The Secret of Monkey Island

aka: El secreto de Monkey Island, Le Secret de L'Ile aux Singes, MI1, Monkey Island 1, Mutiny on Monkey Island, TSOMI
Moby ID: 616

DOS version

Yet another review for THE Adventure... someone has to do it

The Good
Back in the Old Years, an adventure game came and boosted up the genre, a bit closer to the qualities of the later games.

Monkey Island is a great game, almost in all aspects. The first thing you ever see it's graphics, and graphics is where it was breakthrough. The backgrounds for example, previously were flat, and now obtained depth and perspective. Sometimes they were immersive (like outside the Mansion, or the cannibal village). The sprites were not something impressive but they were adequately drawn as semi-cartoony. The dialogue close-up portraits were the first photographic quality images to enter an adventure (AFAIK).

Your sprite now instead of walking and opening doors, will contribute to impressive cutscenes, like the fight with Sheriff and at the end with LeChuck.

The gameplay is highly different from the other products. Here you don't use 'What is' and start pixel hunting. The name of the recognised object appears right when you point it. The scenario is open and you can do stuff no matter in what order. Go to the SCUMM bar, talk to the pirates, the leaders, learn for the trials, and return the evidence? Fine. Start solving the trials without talking to the leaders? When you present the evidence to them they will say 'Ah I see you have heard of the trials'. Do you want to save time and avoid the dialogue? Fine. Start with the trials, which you can, by the way, solve in whatever order.

The dialogues give also a sense of freedom. Introduced in Indiana Jones, here they are extremely better. Although the dialogues don't affect puzzles or distant future events, they are richly designed. Many ways to introduce yourself to strangers, which will affect their reply, or not. Then you can ask many thinks, in whatever order you like. Sometimes your questions will bring up other questions or you can avoid them and go back to the original questions. Sounds familiar? Well that's how it started.

Dialogues are also an indicator of humor. For example when you meet Elaine, your availiable lines you have to choose from vary between 'Ulp...' and 'Err...'. Or when you have to say 'I do' many times till you convince Smirk to train you.

Oh yes, humor. After Larry and Space Quest, Monkey Island is one of the funniest games. The plot is self-sarcastic and Guybrush is driven toward funny situations.
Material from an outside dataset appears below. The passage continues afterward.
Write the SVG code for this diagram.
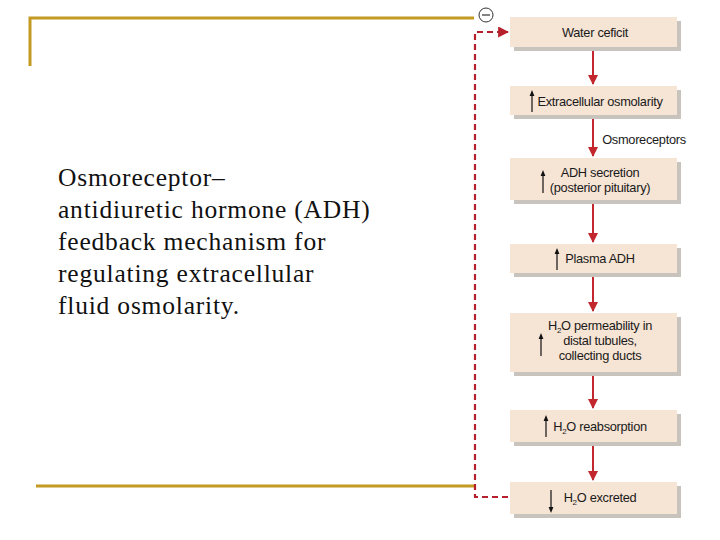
<svg xmlns="http://www.w3.org/2000/svg" width="720" height="540" viewBox="0 0 720 540">
<defs>
<style>
.gold{stroke:#c49a22;stroke-width:3;fill:none}
.box{fill:#f6e4d4}
.shadow{fill:#c9c3bd}
.lbl{font-family:"Liberation Sans",Arial,sans-serif;font-size:12.8px;fill:#1a1a1a;text-anchor:middle;letter-spacing:-0.3px}
.sub{font-size:8px}
.flow{stroke:#c1272d;stroke-width:2;fill:none}
.dash{stroke:#b5202c;stroke-width:2.2;fill:none;stroke-dasharray:6,4}
.ind{stroke:#111;stroke-width:1.2;fill:none}
.title{font-family:"Liberation Serif","Times New Roman",serif;font-size:25.5px;letter-spacing:0.8px;fill:#111}
</style>
<marker id="ah" viewBox="0 0 10 10" refX="9" refY="5" markerWidth="5" markerHeight="5" orient="auto">
<path d="M0,0 L10,5 L0,10 z" fill="#c1272d"/>
</marker>
<marker id="ahd" viewBox="0 0 10 10" refX="9" refY="5" markerWidth="5" markerHeight="5" orient="auto">
<path d="M0,0 L10,5 L0,10 z" fill="#b5202c"/>
</marker>
<marker id="ind" viewBox="0 0 10 10" refX="5" refY="5" markerWidth="5" markerHeight="5" orient="auto">
<path d="M0,1 L10,5 L0,9 z" fill="#111"/>
</marker>
</defs>
<rect width="720" height="540" fill="#ffffff"/>

<g id="frame">
<path class="gold" d="M30,66 V18 H474"/>
<path class="gold" d="M36,486 H474"/>
</g>

<g id="title">
<text class="title" x="58" y="186">Osmoreceptor–</text>
<text class="title" x="58" y="218">antidiuretic hormone (ADH)</text>
<text class="title" x="58" y="250">feedback mechanism for</text>
<text class="title" x="58" y="282">regulating extracellular</text>
<text class="title" x="58" y="314">fluid osmolarity.</text>
</g>

<g id="connectors">
<line class="flow" x1="593" y1="47" x2="593" y2="84" marker-end="url(#ah)"/>
<line class="flow" x1="593" y1="115" x2="593" y2="156" marker-end="url(#ah)"/>
<line class="flow" x1="593" y1="200" x2="593" y2="242" marker-end="url(#ah)"/>
<line class="flow" x1="593" y1="273" x2="593" y2="311" marker-end="url(#ah)"/>
<line class="flow" x1="593" y1="372" x2="593" y2="408" marker-end="url(#ah)"/>
<line class="flow" x1="593" y1="442" x2="593" y2="480" marker-end="url(#ah)"/>
<path class="dash" d="M508,497 H475 V32 H508" marker-end="url(#ahd)"/>
<text class="lbl" x="644" y="144">Osmoreceptors</text>
<g id="minus">
<circle cx="486" cy="15" r="7" fill="#fff" stroke="#333" stroke-width="1"/>
<line x1="482" y1="15" x2="490" y2="15" stroke="#333" stroke-width="1.2"/>
</g>
</g>

<g id="n1">
<rect class="shadow" x="514" y="21" width="167" height="30"/>
<rect class="box" x="510" y="17" width="167" height="30"/>
<text class="lbl" x="595" y="37">Water ceficit</text>
</g>

<g id="n2">
<rect class="shadow" x="514" y="90" width="167" height="29"/>
<rect class="box" x="510" y="86" width="167" height="29"/>
<line class="ind" x1="532" y1="112" x2="532" y2="93" marker-end="url(#ind)"/>
<text class="lbl" x="600" y="106">Extracellular osmolarity</text>
</g>

<g id="n3">
<rect class="shadow" x="514" y="162" width="167" height="42"/>
<rect class="box" x="510" y="158" width="167" height="42"/>
<line class="ind" x1="543" y1="193" x2="543" y2="173" marker-end="url(#ind)"/>
<text class="lbl" x="600" y="177">ADH secretion</text>
<text class="lbl" x="600" y="192">(posterior pituitary)</text>
</g>

<g id="n4">
<rect class="shadow" x="514" y="248" width="167" height="29"/>
<rect class="box" x="510" y="244" width="167" height="29"/>
<line class="ind" x1="557" y1="270" x2="557" y2="251" marker-end="url(#ind)"/>
<text class="lbl" x="600" y="263">Plasma ADH</text>
</g>

<g id="n5">
<rect class="shadow" x="514" y="317" width="167" height="59"/>
<rect class="box" x="510" y="313" width="167" height="59"/>
<line class="ind" x1="541" y1="356" x2="541" y2="336" marker-end="url(#ind)"/>
<text class="lbl" x="600" y="330">H<tspan class="sub" dy="3">2</tspan><tspan dy="-3">O permeability in</tspan></text>
<text class="lbl" x="600" y="345">distal tubules,</text>
<text class="lbl" x="600" y="360">collecting ducts</text>
</g>

<g id="n6">
<rect class="shadow" x="514" y="414" width="167" height="32"/>
<rect class="box" x="510" y="410" width="167" height="32"/>
<line class="ind" x1="546" y1="437" x2="546" y2="418" marker-end="url(#ind)"/>
<text class="lbl" x="600" y="431">H<tspan class="sub" dy="3">2</tspan><tspan dy="-3">O reabsorption</tspan></text>
</g>

<g id="n7">
<rect class="shadow" x="514" y="486" width="167" height="32"/>
<rect class="box" x="510" y="482" width="167" height="32"/>
<line class="ind" x1="551" y1="490" x2="551" y2="510" marker-end="url(#ind)"/>
<text class="lbl" x="600" y="502">H<tspan class="sub" dy="3">2</tspan><tspan dy="-3">O excreted</tspan></text>
</g>
</svg>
Vegetarian Cannibals, anachronisms (grog slot machines), a hanged man who died while trying to set up a swing, a monster-parrot, gangs, punchlines, in-jokes. They won't impress you as the later games but they will at least make you laugh.
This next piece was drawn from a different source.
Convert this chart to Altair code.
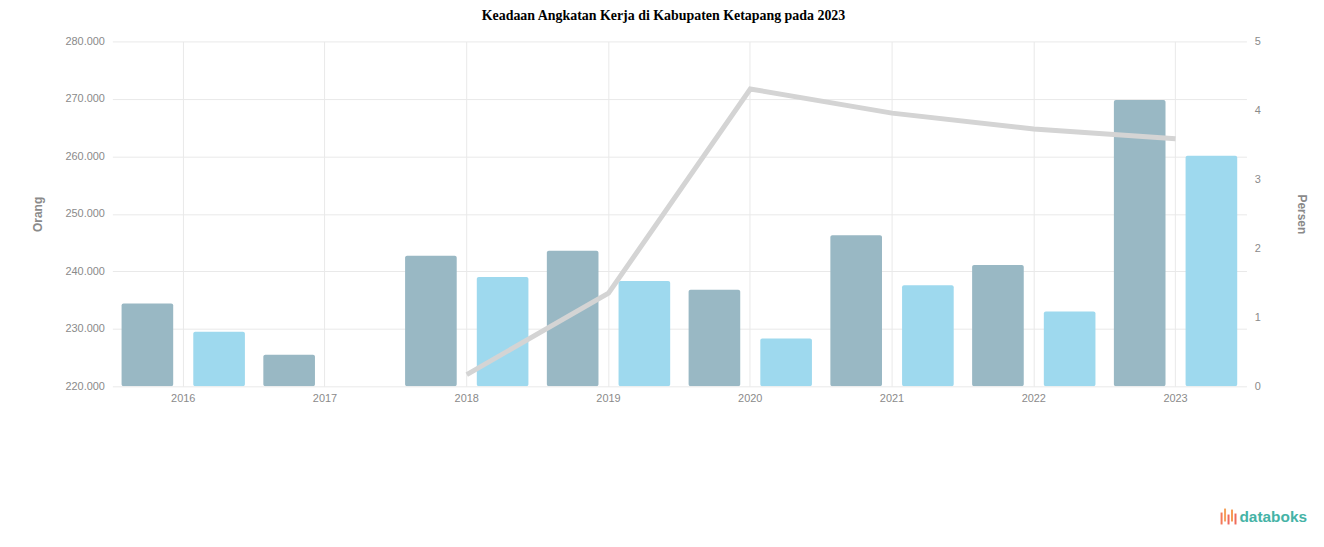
import altair as alt
import pandas as pd

years = ["2016", "2017", "2018", "2019", "2020", "2021", "2022", "2023"]
angkatan_kerja = [234400, 225500, 242700, 243600, 236800, 246300, 241100, 269800]
bekerja = [229500, None, 239000, 238300, 228300, 237600, 233000, 260100]
tpt = [None, None, 0.17, 1.35, 4.31, 3.96, 3.73, 3.59]
series = ["Angkatan Kerja", "Bekerja"]
colors = ["#99b8c4", "#9ed9ee"]

rows = []
for i, y in enumerate(years):
    rows.append({"Tahun": y, "Seri": series[0], "Nilai": angkatan_kerja[i]})
    if bekerja[i] is not None:
        rows.append({"Tahun": y, "Seri": series[1], "Nilai": bekerja[i]})
bars_df = pd.DataFrame(rows)
line_df = pd.DataFrame({"Tahun": years, "TPT": tpt}).dropna()

W, H = 1141, 347
xscale = alt.Scale(domain=years, paddingInner=0.13, paddingOuter=0.065)
xaxis = alt.Axis(title=None, grid=True, bandPosition=0.5, domain=False, ticks=False,
                 labelColor="#8a8a8a", labelFontSize=11, labelPadding=6, labelAngle=0,
                 gridColor="#e9e9e9", labelFont="Liberation Sans")

bars = alt.Chart(bars_df).mark_bar(clip=True, cornerRadius=2).encode(
    x=alt.X("Tahun:N", scale=xscale, axis=xaxis),
    xOffset=alt.XOffset("Seri:N", scale=alt.Scale(domain=series, paddingInner=0.28, paddingOuter=0)),
    y=alt.Y("Nilai:Q", stack=None, scale=alt.Scale(domain=[220000, 280000], zero=False, nice=False),
            axis=alt.Axis(title="Orang", values=list(range(220000, 280001, 10000)),
                          labelExpr="replace(format(datum.value, ','), ',', '.')",
                          domain=False, ticks=False, gridColor="#e9e9e9",
                          labelColor="#8a8a8a", labelFontSize=11, labelPadding=8,
                          titleColor="#8a8a8a", titleFontSize=12, titlePadding=21,
                          labelFont="Liberation Sans", titleFont="Liberation Sans")),
    color=alt.Color("Seri:N", scale=alt.Scale(domain=series, range=colors), legend=None),
)

line = alt.Chart(line_df).mark_line(color="#d4d4d4", strokeWidth=5).encode(
    x=alt.X("Tahun:N", scale=xscale, axis=xaxis),
    y=alt.Y("TPT:Q", scale=alt.Scale(domain=[0, 5], nice=False),
            axis=alt.Axis(title="Persen", orient="right", values=[0, 1, 2, 3, 4, 5],
                          domain=False, ticks=False, grid=False,
                          labelColor="#8a8a8a", labelFontSize=11, labelPadding=8,
                          titleColor="#8a8a8a", titleFontSize=12, titlePadding=34,
                          labelFont="Liberation Sans", titleFont="Liberation Sans")),
)

logo_text = alt.Chart(pd.DataFrame({"t": ["databoks"]})).mark_text(
    font="Liberation Sans", fontSize=15.5, fontWeight="bold", color="#45b3a6", align="left",
    baseline="middle", clip=False
).encode(text="t:N", x=alt.value(1134), y=alt.value(479))

logo_bars = []
bar_cols = ["#f47a5a", "#f5a15a", "#f06a5e", "#f59b55", "#ef6b5b"]
bar_tops = [474, 470, 476, 471, 475]
for k in range(5):
    logo_bars.append(
        alt.Chart(pd.DataFrame({"a": [0]})).mark_rule(strokeWidth=2, color=bar_cols[k]).encode(
            x=alt.value(1116 + 3.5 * k), y=alt.value(bar_tops[k]), y2=alt.value(486 - (k % 2) * 3)
        )
    )

chart = alt.layer(bars, line, logo_text, *logo_bars).resolve_scale(y="independent").properties(
    width=W, height=H,
    autosize=alt.AutoSizeParams(type="none"),
    padding={"left": 105, "top": 32, "right": 70, "bottom": 152},
    title=alt.TitleParams("Keadaan Angkatan Kerja di Kabupaten Ketapang pada 2023",
                          font="Liberation Serif", fontSize=14, fontWeight="bold",
                          color="#000000", anchor="middle", offset=13, dx=-16),
).configure_view(stroke=None)

chart.save("out.html", embed_options={"renderer": "svg", "actions": False})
It was also the first game to use a full soundtrack so this must be noted. I was not a fan of reggae, but here you don't hear music only in the intro, but in many places you will visit. The first job of the famous Michael Land.

The Bad
When I was thinking of writing a review I found it hard to think of any flaws. A brief reading of other reviews proved the same. Is the game THAT good? Anyway, after thinking a bit I can tell the following:

The savegame system is poor, identical to LOOM. You can save up to a certain number of games (which is small), and cannot change your directory. If you want to keep your games you must backup them in another directory. If you want for some reasons to review them (eg. for screenshots, or test other replies) it's a real trouble, especially back when some used plain DOS.

Another minor flaw, in-game this time, is the distance you have to travel each time. In later games Lucasarts fixed this by jumping you to the next screen when double-clicking. However in those times, people did not conceive time as we do and wan't hurrying. Few games had such 'tricks'. Besides it's less slow than Syberia!

Also, some puzzles are a bit frustrating. For example how could you guess that you can switch monkey blood with a bottle of wine? I can forgive these since this is a comedy adventure, and after all you can always start 'USE'ing everything you have and find the solution.

The Bottom Line
The big Hitchhiker's Guide to the Adventure Games of the Galaxy, in the definition of the word 'classic' must have the box-cover of MI. I won't say that MI is my favourite game, or the best ever made, but it is indeed one of the most influential, at least to us of the 'newer generation' who are too young for other classics, like Zork. If you are an Adventure gamer and haven't still played it, well, did you miss something?